• [Given exercise] Copy the records below word for word, from the first line through the line that contains "const lumiStep = 4;", and leave out any pictures.

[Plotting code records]

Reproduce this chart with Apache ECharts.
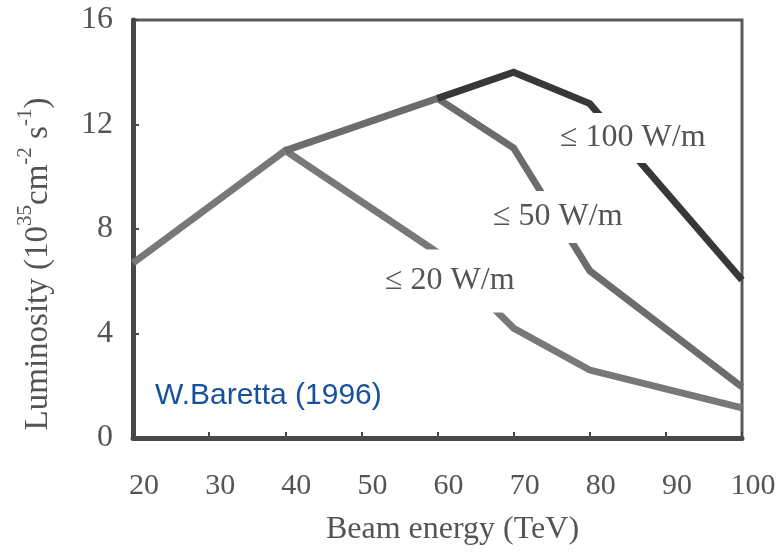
<!DOCTYPE html>
<html>
<head>
<meta charset="utf-8">
<script src="https://cdn.jsdelivr.net/npm/echarts@6/dist/echarts.min.js"></script>
<style>
  html, body { margin: 0; padding: 0; background: #fff; }
  #chart { width: 784px; height: 555px; }
</style>
</head>
<body>
<div id="chart"></div>
<script>
// Beam energy (TeV) vs luminosity, one curve per synchrotron-radiation limit
const energyMin = 20;
const energyMax = 100;
const energyStep = 10;
const lumiMin = 0;
const lumiMax = 16;
const lumiStep = 4;

// [beam energy, luminosity] break points of each curve
const limit20 = [[20, 6.7], [40, 11.0], [60, 7.1], [70, 4.2], [80, 2.6], [100, 1.15]];
const limit50 = [[40, 11.0], [60, 13.0], [70, 11.1], [80, 6.4], [100, 1.95]];
const limit100 = [[60, 13.0], [70, 14.0], [80, 12.8], [100, 6.05]];

const curveNames = ['≤ 20 W/m', '≤ 50 W/m', '≤ 100 W/m'];
const sourceNote = 'W.Baretta (1996)';

const serif = '"Liberation Serif", "Times New Roman", serif';
const inkGrey = '#545454';

const chart = echarts.init(document.getElementById('chart'));

function curve(name, data, color, z) {
  return {
    name: name,
    type: 'line',
    data: data,
    symbol: 'none',
    z: z,
    lineStyle: { color: color, width: 7, join: 'miter', cap: 'butt' },
    animation: false
  };
}

// curve labels sit on a white plate that interrupts the line underneath
function curveLabel(text, x, y, pad) {
  return {
    type: 'text',
    x: x,
    y: y,
    z: 100,
    style: {
      text: text,
      fontFamily: serif,
      fontSize: 32,
      fill: inkGrey,
      align: 'left',
      verticalAlign: 'middle',
      backgroundColor: '#fff',
      padding: pad
    }
  };
}

chart.setOption({
  backgroundColor: '#fff',
  animation: false,
  grid: {
    left: 133, right: 42, top: 20, bottom: 117,
    show: true, borderColor: '#5a5a5a', borderWidth: 3, backgroundColor: 'transparent'
  },
  xAxis: {
    type: 'value',
    min: energyMin, max: energyMax, interval: energyStep,
    name: 'Beam energy (TeV)',
    nameLocation: 'middle',
    nameGap: 76,
    nameTextStyle: { fontFamily: serif, fontSize: 32, color: inkGrey, padding: [0, 0, 0, 30] },
    axisLine: { show: true, lineStyle: { color: '#484848', width: 5 } },
    axisTick: { show: true, inside: true, length: 6, lineStyle: { color: '#484848', width: 2 } },
    axisLabel: { fontFamily: serif, fontSize: 30, color: inkGrey, margin: 33, padding: [0, 0, 0, 22] },
    splitLine: { show: false }
  },
  yAxis: {
    type: 'value',
    min: lumiMin, max: lumiMax, interval: lumiStep,
    name: '{b|Luminosity (10}{sup|35}{b|cm}{sup|-2}{b| s}{sup|-1}{b|)}',
    nameLocation: 'middle',
    nameRotate: 90,
    nameGap: 78,
    nameTextStyle: {
      color: inkGrey,
      padding: [0, 70, 0, 0],
      rich: {
        b: { fontFamily: serif, fontSize: 33, color: inkGrey, verticalAlign: 'bottom', lineHeight: 40 },
        sup: { fontFamily: serif, fontSize: 21, color: inkGrey, verticalAlign: 'top', lineHeight: 22 }
      }
    },
    axisLine: { show: true, lineStyle: { color: '#484848', width: 5 } },
    axisTick: { show: true, inside: true, length: 6, lineStyle: { color: '#484848', width: 2 } },
    axisLabel: { fontFamily: serif, fontSize: 32, color: inkGrey, margin: 20 },
    splitLine: { show: false }
  },
  series: [
    curve(curveNames[0], limit20, '#787878', 2),
    curve(curveNames[1], limit50, '#6c6c6c', 3),
    curve(curveNames[2], limit100, '#383838', 4)
  ],
  graphic: [
    curveLabel(curveNames[2], 556, 138, [12, 4, 6, 4]),
    curveLabel(curveNames[1], 489, 217, [10, 4, 10, 4]),
    curveLabel(curveNames[0], 381, 281, [15, 4, 16, 4]),
    {
      type: 'text',
      x: 155,
      y: 396,
      z: 100,
      style: {
        text: sourceNote,
        fontFamily: '"Liberation Sans", Arial, sans-serif',
        fontSize: 30,
        fill: '#17519e',
        align: 'left',
        verticalAlign: 'middle'
      }
    }
  ]
});
</script>
</body>
</html>
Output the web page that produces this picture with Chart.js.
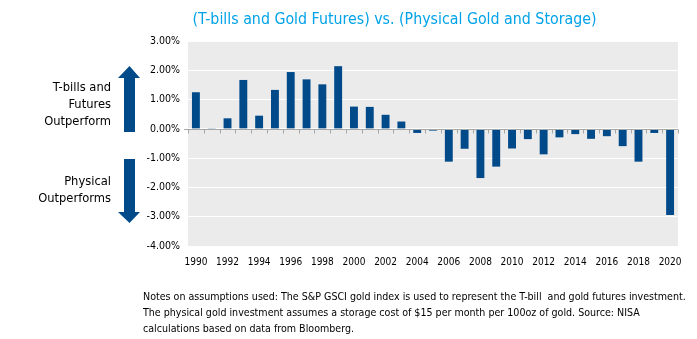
<!DOCTYPE html>
<html>
<head>
<meta charset="utf-8">
<script src="https://cdn.jsdelivr.net/npm/chart.js@4"></script>
<style>
    body { margin: 0; background: #fff; }
    #wrap { position: relative; width: 697px; height: 339px; overflow: hidden; }
    #grafico { position: absolute; left: 0; top: 0; }
    .txt { position: absolute; font-family: "DejaVu Sans Condensed", "DejaVu Sans", sans-serif; color: #000; white-space: nowrap; }
    #titulo { left: 0; width: 789px; top: 9px; text-align: center; font-size: 15.8px; color: #00a2e8; }
    .lado { right: 586px; text-align: right; font-size: 12.8px; line-height: 17px; }
    #arriba { top: 78px; }
    #abajo { top: 172px; }
    #notas { left: 143px; top: 288px; font-size: 10.6px; line-height: 16px; }
    #flechas { position: absolute; left: 0; top: 0; }
</style>
</head>
<body>
<div id="wrap">
    <canvas id="grafico" width="697" height="339"></canvas>
    <div class="txt" id="titulo">(T-bills and Gold Futures) vs. (Physical Gold and Storage)</div>
    <div class="txt lado" id="arriba">T-bills and<br>Futures<br>Outperform</div>
    <div class="txt lado" id="abajo">Physical<br>Outperforms</div>
    <svg id="flechas" width="160" height="240">
        <polygon points="124,132 135,132 135,78 140,78 129.5,66 118,78 124,78" fill="#014a8a"/>
        <polygon points="124,159 135,159 135,212 140,212 129.5,223 118,212 124,212" fill="#014a8a"/>
    </svg>
    <div class="txt" id="notas">Notes on assumptions used: The S&amp;P GSCI gold index is used to represent the T-bill&nbsp; and gold futures investment.<br>The physical gold investment assumes a storage cost of $15 per month per 100oz of gold. Source: NISA<br>calculations based on data from Bloomberg.</div>
</div>
<script>
// Datos
const anios = [
    "1990", "1991", "1992", "1993", "1994", "1995", "1996", "1997", "1998", "1999",
    "2000", "2001", "2002", "2003", "2004", "2005", "2006", "2007", "2008", "2009",
    "2010", "2011", "2012", "2013", "2014", "2015", "2016", "2017", "2018", "2019", "2020"
];

const diferencia = [
    1.25, 0.01, 0.36, 1.67, 0.45, 1.33, 1.94, 1.69, 1.52, 2.14,
    0.76, 0.75, 0.48, 0.25, -0.14, -0.06, -1.12, -0.68, -1.68, -1.29,
    -0.67, -0.35, -0.87, -0.29, -0.18, -0.34, -0.25, -0.59, -1.12, -0.14, -2.94
];

const marcasY = [3, 2, 1, 0, -1, -2, -3, -4];

const fuente = "'DejaVu Sans Condensed', 'DejaVu Sans', sans-serif";

// Fondo gris, línea del cero y marcas del eje
const fondo = {
    id: "fondo",
    beforeDraw(chart) {
        const { ctx, chartArea } = chart;
        ctx.save();
        ctx.fillStyle = "#ebebeb";
        ctx.fillRect(chartArea.left, chartArea.top, chartArea.right - chartArea.left, chartArea.bottom - chartArea.top);
        ctx.restore();
    },
    afterDatasetsDraw(chart) {
        const { ctx, chartArea, scales } = chart;
        const y0 = Math.round(scales.y.getPixelForValue(0)) + 0.5;
        const paso = (chartArea.right - chartArea.left) / anios.length;
        ctx.save();
        ctx.strokeStyle = "#a6a6a6";
        ctx.lineWidth = 1;
        ctx.beginPath();
        ctx.moveTo(chartArea.left - 4, y0);
        ctx.lineTo(chartArea.right, y0);
        for (let i = 0; i <= anios.length; i++) {
            const x = Math.round(scales.x.getPixelForValue(i) - paso / 2) + 0.5;
            ctx.moveTo(x, y0);
            ctx.lineTo(x, y0 + 4);
        }
        ctx.stroke();
        ctx.restore();
    }
};

new Chart(

    document.getElementById("grafico"),

    {

        type: "bar",

        data: {

            labels: anios,

            datasets: [{

                data: diferencia,

                backgroundColor: "#014a8a",

                barPercentage: 0.5,

                categoryPercentage: 1

            }]

        },

        options: {

            responsive: false,

            animation: false,

            layout: {
                padding: { left: 133, right: 19, top: 41, bottom: 63 }
            },

            plugins: {
                legend: { display: false },
                tooltip: { enabled: false }
            },

            scales: {

                x: {
                    grid: { display: false, drawTicks: false },
                    border: { display: false },
                    ticks: {
                        autoSkip: false,
                        maxRotation: 0,
                        padding: 10,
                        color: "#000",
                        font: { family: fuente, size: 10 },
                        callback: function (valor, indice) {
                            return indice % 2 === 0 ? anios[indice] : "";
                        }
                    },
                    afterFit: function (escala) { escala.height = 30; }
                },

                y: {
                    min: -4,
                    max: 3,
                    afterBuildTicks: function (escala) {
                        escala.ticks = marcasY.map(v => ({ value: v }));
                    },
                    grid: { color: "#ffffff", lineWidth: 1, drawTicks: false },
                    border: { display: false },
                    ticks: {
                        padding: 8,
                        color: "#000",
                        font: { family: fuente, size: 10.5 },
                        callback: function (valor) {
                            return valor.toFixed(2) + "%";
                        }
                    },
                    afterFit: function (escala) { escala.width = 55; }
                }

            }

        },

        plugins: [fondo]

    }

);
</script>
</body>
</html>
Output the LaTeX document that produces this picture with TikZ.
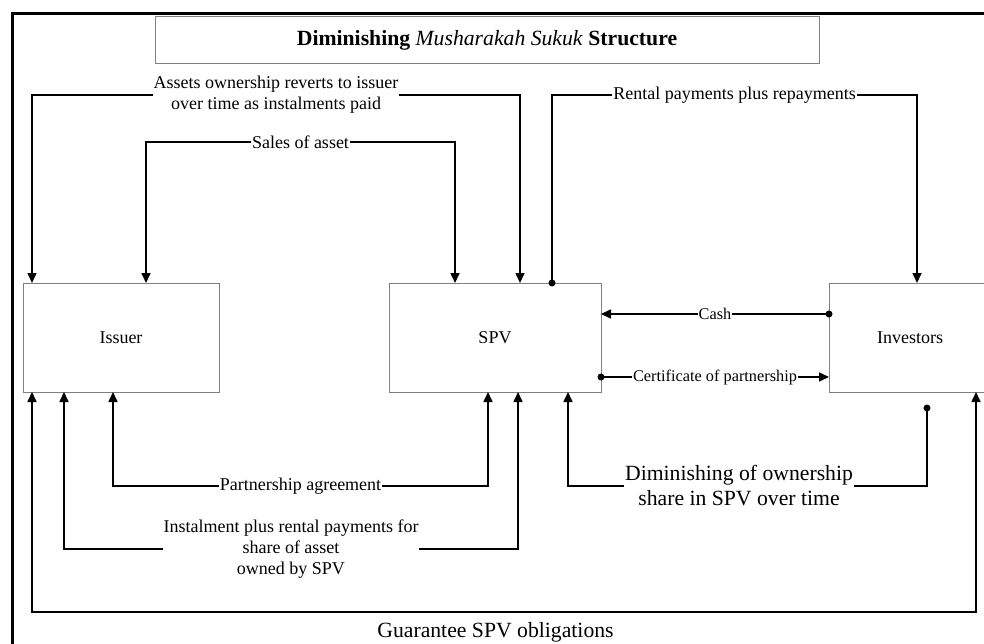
\documentclass[tikz,border=0pt]{standalone}
\usepackage{fontspec}
\setmainfont{Liberation Serif}
\usetikzlibrary{arrows.meta}
\begin{document}
\begin{tikzpicture}[x=1pt,y=-1pt,
  box/.style={draw=black!50,line width=1pt,inner sep=0pt,outer sep=0pt,font=\fontsize{18}{21}\selectfont},
  conn/.style={line width=1.6pt,draw=black},
  tip/.style={-{Triangle[length=10pt,width=9pt]}},
  bitip/.style={{Triangle[length=10pt,width=9pt]}-{Triangle[length=10pt,width=9pt]}},
  lbl/.style={fill=white,inner sep=1pt,align=center,font=\fontsize{18}{21}\selectfont},
  slbl/.style={fill=white,inner sep=1pt,align=center,font=\fontsize{16.3}{19}\selectfont},
  blbl/.style={fill=white,inner sep=1pt,align=center,font=\fontsize{21.7}{25}\selectfont},
  dotr/.style={fill=black}]
\useasboundingbox (0,0) rectangle (984,644);
\clip (0,0) rectangle (984,644);
\fill[white] (0,0) rectangle (984,644);
% outer frame
\draw[line width=3pt] (12.5,700) -- (12.5,13.5) -- (1000,13.5);
% title
\node[box,minimum width=664pt,minimum height=47pt,font=\fontsize{21.7}{26}\selectfont] (title) at (487,40.5)
  {\textbf{Diminishing} \textit{Musharakah Sukuk} \textbf{Structure}};
% main boxes
\node[box,minimum width=196pt,minimum height=109pt] (issuer) at (121,337.5) {Issuer};
\node[box,minimum width=212pt,minimum height=109pt] (spv) at (495,337.5) {SPV};
\node[box,minimum width=162pt,minimum height=109pt] (inv) at (910,337.5) {Investors};
% anchor coordinates
\coordinate (iA) at ([xshift=9pt]issuer.north west);
\coordinate (iS) at ([xshift=123pt]issuer.north west);
\coordinate (sA) at ([xshift=131pt]spv.north west);
\coordinate (sS) at ([xshift=66pt]spv.north west);
\coordinate (sR) at ([xshift=163pt]spv.north west);
\coordinate (nR) at ([xshift=88pt]inv.north west);
\coordinate (iP) at ([xshift=90pt]issuer.south west);
\coordinate (sP) at ([xshift=99pt]spv.south west);
\coordinate (iI) at ([xshift=41pt]issuer.south west);
\coordinate (sI) at ([xshift=129pt]spv.south west);
\coordinate (sD) at ([xshift=179pt]spv.south west);
\coordinate (nD) at ([shift={(98pt,-16pt)}]inv.south west);
\coordinate (iG) at ([xshift=9pt]issuer.south west);
\coordinate (nG) at ([xshift=147pt]inv.south west);
\coordinate (sC) at ([yshift=-31pt]spv.north east);
\coordinate (nC) at ([yshift=-31pt]inv.north west);
\coordinate (sCe) at ([yshift=-94pt]spv.north east);
\coordinate (nCe) at ([yshift=-94pt]inv.north west);
% top connectors
\draw[conn,bitip] (iA) -- (iA |- 0,95)
  -- node[lbl]{Assets ownership reverts to issuer\\over time as instalments paid} (sA |- 0,95) -- (sA);
\draw[conn,bitip] (iS) -- (iS |- 0,142)
  -- node[lbl]{Sales of asset} (sS |- 0,142) -- (sS);
\draw[conn,tip] (sR) -- (sR |- 0,95)
  -- node[lbl]{Rental payments plus repayments} (nR |- 0,95) -- (nR);
\fill[dotr] (sR) circle (3.5pt);
% middle connectors
\draw[conn,tip] (nC) -- node[slbl]{Cash} (sC);
\fill[dotr] (nC) circle (3.5pt);
\draw[conn,tip] (sCe) -- node[slbl]{Certificate of partnership} (nCe);
\fill[dotr] (sCe) circle (3.5pt);
% bottom connectors
\draw[conn,bitip] (iP) -- (iP |- 0,486)
  -- node[lbl]{Partnership agreement} (sP |- 0,486) -- (sP);
\draw[conn,bitip] (iI) -- (iI |- 0,549)
  -- node[lbl]{Instalment plus rental payments for\\share of asset\\owned by SPV} (sI |- 0,549) -- (sI);
\draw[conn,tip] (nD) -- (nD |- 0,486) -- (sD |- 0,486) -- (sD);
\fill[dotr] (nD) circle (3.5pt);
\node[blbl] (dimlbl) at (739,485.5) {Diminishing of ownership\\share in SPV over time};
\draw[conn,bitip] (iG) -- (iG |- 0,612) -- (nG |- 0,612) -- (nG);
\node[blbl,fill=none] (guar) at (495.5,632) {Guarantee SPV obligations};
\end{tikzpicture}
\end{document}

• [Full response]
Reproduce this chart with Apache ECharts.
<!DOCTYPE html>
<html>
<head>
<meta charset="utf-8">
<script src="https://cdn.jsdelivr.net/npm/echarts@6/dist/echarts.min.js"></script>
<style>
  html, body { margin: 0; padding: 0; background: #fff; }
  #chart { width: 784px; height: 555px; }
</style>
</head>
<body>
<div id="chart"></div>
<script>
// Beam energy (TeV) vs luminosity, one curve per synchrotron-radiation limit
const energyMin = 20;
const energyMax = 100;
const energyStep = 10;
const lumiMin = 0;
const lumiMax = 16;
const lumiStep = 4;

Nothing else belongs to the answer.